Cuts/slashes into the cardboard hung from a rafter in the garage showed the blade tip enters as a stab and the curve of the knife then follows it through, ripping out with considerable ease.

I envisioned the following while playing with this after seeing the tip penetrate the way it did on slashes: If you were to slash into a torso, the tip would stab into the target and at least half the blade length would follow into the target as it arched in that motion. If you continued to pull the blade through and finish the slash it would liklely leave a wound one inch or better deep and the tip would continue on leading the slash until you retracted it from the body. The question that popped into my head was " How big a zipper would you like to have?"

A good point on the clothing. It may bind if enough force were not applied, then again, if you set the tip into the target it would have to rip itself out somehow and in so doing, create a hell of a wound channel. I see this blade as an initial stabber during a slashing motion. In the slash movement, you can set the tip into the target first or use the curvature of the blade to slice with the tip following it.

I would likely attempt to catch the tip and lead it into the target. Very nasty wounds will be created thusly and it is how I see it used effectively.

The CQD review will be up in a few months Cliff. Initial impression is that it is a too large to carry clipped to the pocket for civilians in most instances, it is probably better served on the streets in the carry sheaths that come from the factory. I did have Mike Sastre make a duty belt kydex sheath for one a friend owns. That rig setup is the cats meow and if I were to carry this knife it would be with the same rig Mike made for the buddy of mine.

Hotrod: Glad you liked the review of the karambit. I have polished the blades sides with flitz, tried some fp-10 on it as well. It has smoothed out nicely but it will still not "pop" open as I wish.

I have an apprentice coming this week as well and hope that model may be a little easier to open. We'll see.

Brownie
 
Regarding the snagging, it would seem to only be a problem is the blade went into a material that it could not readily cut, such as a heavy zipper, or some really tough synthetic fabric. I don't think flesh and regular clothing would stop it much, could the blade go deep enough to hit bones?

The wounds are very bad though, I have a cut on the inside of my left forearm from a hawkbill, and it was basically an uneven tear. The edges of the wound could not go back together as they were too heavily damaged, so it bled a lot and took forever to heal.

Thanks for the additional info on the strikes.

-Cliff
 
Hi Cliff,

Good question about a zipper and other metals/materials that may get snagged, hadn't thought about that.

I would tend to just redirect the blade and keep moving which I'm prone to do [ keep the blade moving all the time ] anyway.

Trying to envision a slash which coonnects to the left side of the perp chest/abdomen.
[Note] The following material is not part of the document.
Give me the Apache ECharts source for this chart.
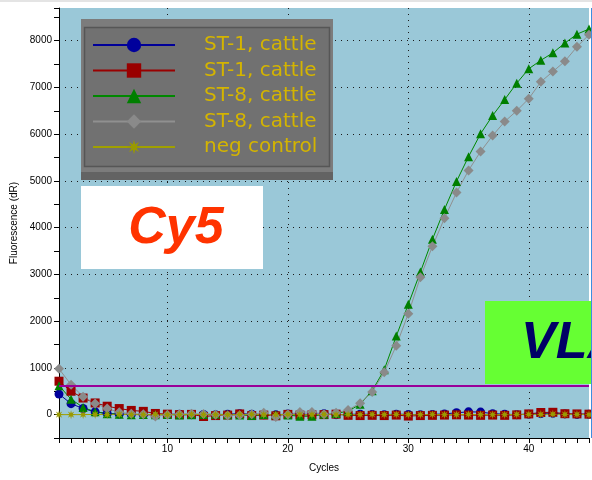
<!DOCTYPE html>
<html>
<head>
<meta charset="utf-8">
<script src="https://cdn.jsdelivr.net/npm/echarts@6/dist/echarts.min.js"></script>
<style>
  html, body { margin: 0; padding: 0; background: #ffffff; }
  #chart { width: 592px; height: 480px; }
</style>
</head>
<body>
<div id="chart"></div>
<script>
// Amplification cycles
const cycles = [1,2,3,4,5,6,7,8,9,10,11,12,13,14,15,16,17,18,19,20,21,22,23,24,25,26,27,28,29,30,31,32,33,34,35,36,37,38,39,40,41,42,43,44,45];

// Fluorescence (dR) per cycle
const st1a = [440,235,130,60,25,10,5,0,-10,5,10,0,5,-5,10,20,10,0,-5,15,10,5,20,0,5,10,5,0,10,5,0,5,15,40,60,55,20,10,0,10,25,30,15,5,10];
const st1b = [715,500,355,250,180,130,90,70,25,10,0,5,-40,-20,-10,15,-20,-10,-25,5,-10,-5,0,10,-15,-20,-15,-20,-10,-30,-20,-15,-10,-5,-10,-15,-10,-15,-5,15,45,50,20,15,10];
const st8a = [620,330,155,60,20,10,0,5,0,5,-10,0,5,10,0,-10,-20,5,-5,-10,-35,-35,10,25,75,220,510,960,1680,2360,3050,3750,4390,4990,5520,6010,6400,6740,7090,7400,7580,7740,7950,8140,8250];
const st8b = [980,640,385,240,130,50,20,10,-40,0,10,20,15,0,-20,-15,10,40,-50,5,55,55,10,40,100,245,485,905,1475,2160,2940,3600,4200,4750,5225,5630,5970,6270,6500,6760,7120,7340,7560,7870,8130];
const negCtrl = [0,0,0,5,0,5,0,0,5,0,0,5,0,0,0,5,5,0,0,5,0,0,5,0,0,0,5,0,5,0,0,5,0,0,5,0,0,0,5,5,5,10,5,5,0];

// Threshold level
const threshold = 620;

// Legend names (second copy of a name carries a zero-width space so both entries stay distinct)
const names = ['ST-1, cattle', 'ST-1, cattle\u200b', 'ST-8, cattle', 'ST-8, cattle\u200b', 'neg control'];

// Axis tick labels
const xTickLabels = [10, 20, 30, 40];
const yTickLabels = [0, 1000, 2000, 3000, 4000, 5000, 6000, 7000, 8000];
const yTicks = [-500,0,500,1000,1500,2000,2500,3000,3500,4000,4500,5000,5500,6000,6500,7000,7500,8000,8500,8700];

const pairs = (vals) => cycles.map((c, i) => [c, vals[i]]);

const starPath = 'path://M0,-10 L1.6,-3.8 L7.1,-7.1 L3.8,-1.6 L10,0 L3.8,1.6 L7.1,7.1 L1.6,3.8 L0,10 L-1.6,3.8 L-7.1,7.1 L-3.8,1.6 L-10,0 L-3.8,-1.6 L-7.1,-7.1 L-1.6,-3.8 Z';

const CLEAR = 'rgba(0,0,0,0)';
const DOT = '#1a1a1a';

function lineSeries(name, vals, color, symbol, size, lineColor) {
  return {
    name: name,
    type: 'line',
    data: pairs(vals),
    symbol: symbol,
    symbolSize: size,
    showSymbol: true,
    showAllSymbol: true,
    lineStyle: { color: lineColor || color, width: 1 },
    itemStyle: { color: color },
    emphasis: { disabled: true }
  };
}

const series = [
  lineSeries(names[0], st1a, '#00009c', 'circle', 9, '#000099'),
  lineSeries(names[1], st1b, '#990000', 'rect', 9, '#990000'),
  lineSeries(names[2], st8a, '#007f00', 'triangle', 9, '#008800'),
  lineSeries(names[3], st8b, '#8a8a8a', 'diamond', 10, '#909090'),
  lineSeries(names[4], negCtrl, '#9a9a00', starPath, 9, '#a0a000')
];

series[0].markLine = {
  silent: true,
  symbol: ['none', 'none'],
  label: { show: false },
  lineStyle: { color: '#990099', width: 2, type: 'solid' },
  data: [{ yAxis: threshold }]
};

const chart = echarts.init(document.getElementById('chart'), null, { renderer: 'canvas' });

chart.setOption({
  animation: false,
  backgroundColor: '#ffffff',
  grid: {
    left: 59, right: 1, top: 8, bottom: 42,
    show: true,
    backgroundColor: '#9ac8d8',
    borderWidth: 0
  },
  xAxis: {
    type: 'value',
    min: 1, max: 45, interval: 1,
    name: 'Cycles',
    nameLocation: 'middle',
    nameGap: 25,
    nameTextStyle: { fontFamily: 'Liberation Sans', fontSize: 10, color: '#000' },
    axisLine: { show: true, onZero: false, lineStyle: { color: '#000', width: 1 } },
    axisTick: { show: true, length: 5, lineStyle: { color: '#000' } },
    axisLabel: {
      margin: 6,
      fontFamily: 'Liberation Sans', fontSize: 10, color: '#000',
      formatter: (v) => xTickLabels.includes(v) ? String(v) : ''
    },
    splitLine: {
      show: true,
      lineStyle: {
        type: [1, 5], width: 1,
        color: cycles.map((c) => xTickLabels.includes(c) ? DOT : CLEAR)
      }
    }
  },
  yAxis: {
    type: 'value',
    min: -500, max: 8700, interval: 500,
    name: 'Fluorescence (dR)',
    nameLocation: 'middle',
    nameGap: 36,
    nameTextStyle: { fontFamily: 'Liberation Sans', fontSize: 10, color: '#000' },
    axisLine: { show: true, onZero: false, lineStyle: { color: '#000', width: 1 } },
    axisTick: { show: true, length: 5, lineStyle: { color: '#000' } },
    axisLabel: {
      margin: 7,
      fontFamily: 'Liberation Sans', fontSize: 10, color: '#000',
      formatter: (v) => yTickLabels.includes(v) ? String(v) : ''
    },
    splitLine: {
      show: true,
      showMaxLine: false,
      lineStyle: {
        type: [1, 5], width: 1,
        color: yTicks.map((v) => (yTickLabels.includes(v) && v !== 0) ? DOT : CLEAR)
      }
    }
  },
  legend: {
    orient: 'vertical',
    left: 92, top: 35,
    padding: 0,
    itemWidth: 82, itemHeight: 18, itemGap: 5.5,
    data: names,
    selectedMode: false,
    lineStyle: { width: 2 },
    textStyle: {
      fontFamily: 'DejaVu Sans', fontSize: 20, color: '#d4b400',
      padding: [0, 0, 0, 24]
    },
    z: 4
  },
  graphic: [
    { type: 'rect', z: 1, silent: true, shape: { x: 0, y: 0, width: 592, height: 2 }, style: { fill: '#e4e4e4' } },
    // legend frame
    { type: 'rect', z: 3, silent: true, shape: { x: 81, y: 19, width: 252, height: 161 }, style: { fill: '#636363' } },
    { type: 'rect', z: 3, silent: true, shape: { x: 81, y: 19, width: 252, height: 153 }, style: { fill: '#7c7c7c' } },
    { type: 'rect', z: 3, silent: true, shape: { x: 84.5, y: 27.5, width: 245, height: 139 }, style: { fill: '#717171', stroke: '#565656', lineWidth: 1.5 } },
    // Cy5 label
    { type: 'rect', z: 5, silent: true, shape: { x: 81, y: 186, width: 182, height: 83 }, style: { fill: '#ffffff' } },
    { type: 'text', z: 6, silent: true, style: { text: 'Cy5', x: 176, y: 229, align: 'center', verticalAlign: 'middle', font: 'italic bold 52px "Liberation Sans"', fill: '#ff3300' } },
    // VLA label
    { type: 'rect', z: 5, silent: true, shape: { x: 485, y: 301, width: 107, height: 83 }, style: { fill: '#66ff33' } },
    { type: 'text', z: 6, silent: true, style: { text: 'VLA', x: 521, y: 344, align: 'left', verticalAlign: 'middle', font: 'italic bold 52px "Liberation Sans"', fill: '#000066' } },
    // right border of the plot area
    { type: 'line', z: 6, silent: true, shape: { x1: 591.5, y1: 8, x2: 591.5, y2: 438 }, style: { stroke: '#3d8ee0', lineWidth: 1 } }
  ],
  series: series
});
</script>
</body>
</html>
Coming from a right handed attack, it catches the zipper and snags. Turn the blade edge down, continue along the zipper and out at the bottom [ creating another zipper ], or retract enough to redirect to another strike, but I tend to leave the blade on the body as much as possible in defensive play.

The blade would get into the ribs without much effort. May not touch bone on a big heavy guy with a big gut though. I'm about average for my age and I thoroughly believe that if used against me most every bone could be gotten to with the exception of the upper legs, buttocks.

You are right, in the hanging cardboard cutting test it ripped nasty slices and really didn't want to roll off the cardboard like other knifes. There was an ease with which the point stayed in the target and I had to either stop and retract the blade from the material or bend the wrist enough to release the tip from the target.

I didn't post this in the report as I had forgotten at the time I wrote it and this has refreshed my memory here a little, but, once the tip is imbedded into the target, pulling the knife towards you and out of the target produced an extra cuttting surface of about 1/2 to 3/4 of an inch.

Most impressive indeed. As reported it is not something I want coming after me, it will create some major nasties for the recipient and triage/fixing after the event will tend to be longer dueto the wounds this type of blade produces.